**SHORT PROBLEM**
Set all the material down again unchanged, without the pictures.

**DATASET EXTRACT**
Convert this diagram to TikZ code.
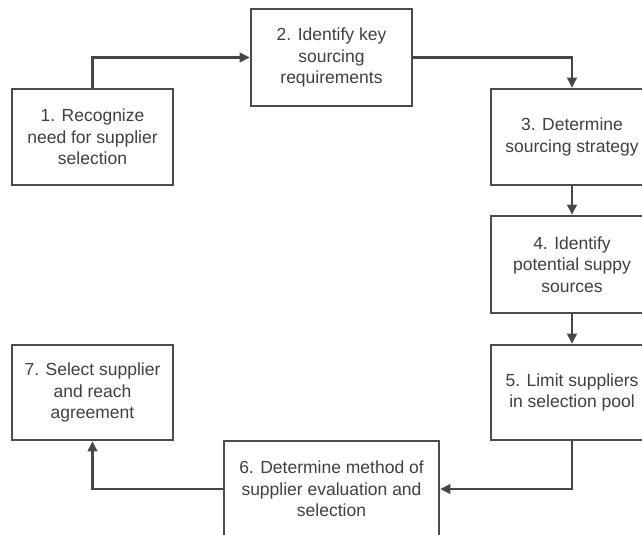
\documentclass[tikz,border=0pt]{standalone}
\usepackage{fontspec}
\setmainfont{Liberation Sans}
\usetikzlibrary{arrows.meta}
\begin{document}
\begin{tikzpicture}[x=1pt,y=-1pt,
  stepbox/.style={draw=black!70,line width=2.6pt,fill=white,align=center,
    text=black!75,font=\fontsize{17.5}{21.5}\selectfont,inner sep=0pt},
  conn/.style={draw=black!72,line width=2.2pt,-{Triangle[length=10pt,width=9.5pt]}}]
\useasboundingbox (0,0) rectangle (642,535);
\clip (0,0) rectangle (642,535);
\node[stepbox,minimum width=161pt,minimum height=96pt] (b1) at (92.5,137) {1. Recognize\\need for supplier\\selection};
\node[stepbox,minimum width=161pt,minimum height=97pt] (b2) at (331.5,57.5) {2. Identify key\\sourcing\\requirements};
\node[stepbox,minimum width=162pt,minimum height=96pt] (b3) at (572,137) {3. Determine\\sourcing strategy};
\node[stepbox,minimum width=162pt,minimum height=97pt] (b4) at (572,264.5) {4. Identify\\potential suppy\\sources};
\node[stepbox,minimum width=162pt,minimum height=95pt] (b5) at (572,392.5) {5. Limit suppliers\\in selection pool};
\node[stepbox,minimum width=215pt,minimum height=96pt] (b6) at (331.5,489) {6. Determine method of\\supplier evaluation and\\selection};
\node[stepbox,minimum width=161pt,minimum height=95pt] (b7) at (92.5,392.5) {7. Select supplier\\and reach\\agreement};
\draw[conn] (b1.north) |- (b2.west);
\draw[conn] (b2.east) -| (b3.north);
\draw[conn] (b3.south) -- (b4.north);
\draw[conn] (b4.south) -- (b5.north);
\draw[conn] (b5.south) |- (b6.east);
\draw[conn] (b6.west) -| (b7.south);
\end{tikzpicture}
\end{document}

**ANSWER TO THE PROBLEM**
Convert this diagram to TikZ code.
\documentclass[tikz,border=0pt]{standalone}
\usepackage{fontspec}
\setmainfont{Liberation Sans}
\usetikzlibrary{arrows.meta}
\begin{document}
\begin{tikzpicture}[x=1pt,y=-1pt,
  stepbox/.style={draw=black!70,line width=2.6pt,fill=white,align=center,
    text=black!75,font=\fontsize{17.5}{21.5}\selectfont,inner sep=0pt},
  conn/.style={draw=black!72,line width=2.2pt,-{Triangle[length=10pt,width=9.5pt]}}]
\useasboundingbox (0,0) rectangle (642,535);
\clip (0,0) rectangle (642,535);
\node[stepbox,minimum width=161pt,minimum height=96pt] (b1) at (92.5,137) {1. Recognize\\need for supplier\\selection};
\node[stepbox,minimum width=161pt,minimum height=97pt] (b2) at (331.5,57.5) {2. Identify key\\sourcing\\requirements};
\node[stepbox,minimum width=162pt,minimum height=96pt] (b3) at (572,137) {3. Determine\\sourcing strategy};
\node[stepbox,minimum width=162pt,minimum height=97pt] (b4) at (572,264.5) {4. Identify\\potential suppy\\sources};
\node[stepbox,minimum width=162pt,minimum height=95pt] (b5) at (572,392.5) {5. Limit suppliers\\in selection pool};
\node[stepbox,minimum width=215pt,minimum height=96pt] (b6) at (331.5,489) {6. Determine method of\\supplier evaluation and\\selection};
\node[stepbox,minimum width=161pt,minimum height=95pt] (b7) at (92.5,392.5) {7. Select supplier\\and reach\\agreement};
\draw[conn] (b1.north) |- (b2.west);
\draw[conn] (b2.east) -| (b3.north);
\draw[conn] (b3.south) -- (b4.north);
\draw[conn] (b4.south) -- (b5.north);
\draw[conn] (b5.south) |- (b6.east);
\draw[conn] (b6.west) -| (b7.south);
\end{tikzpicture}
\end{document}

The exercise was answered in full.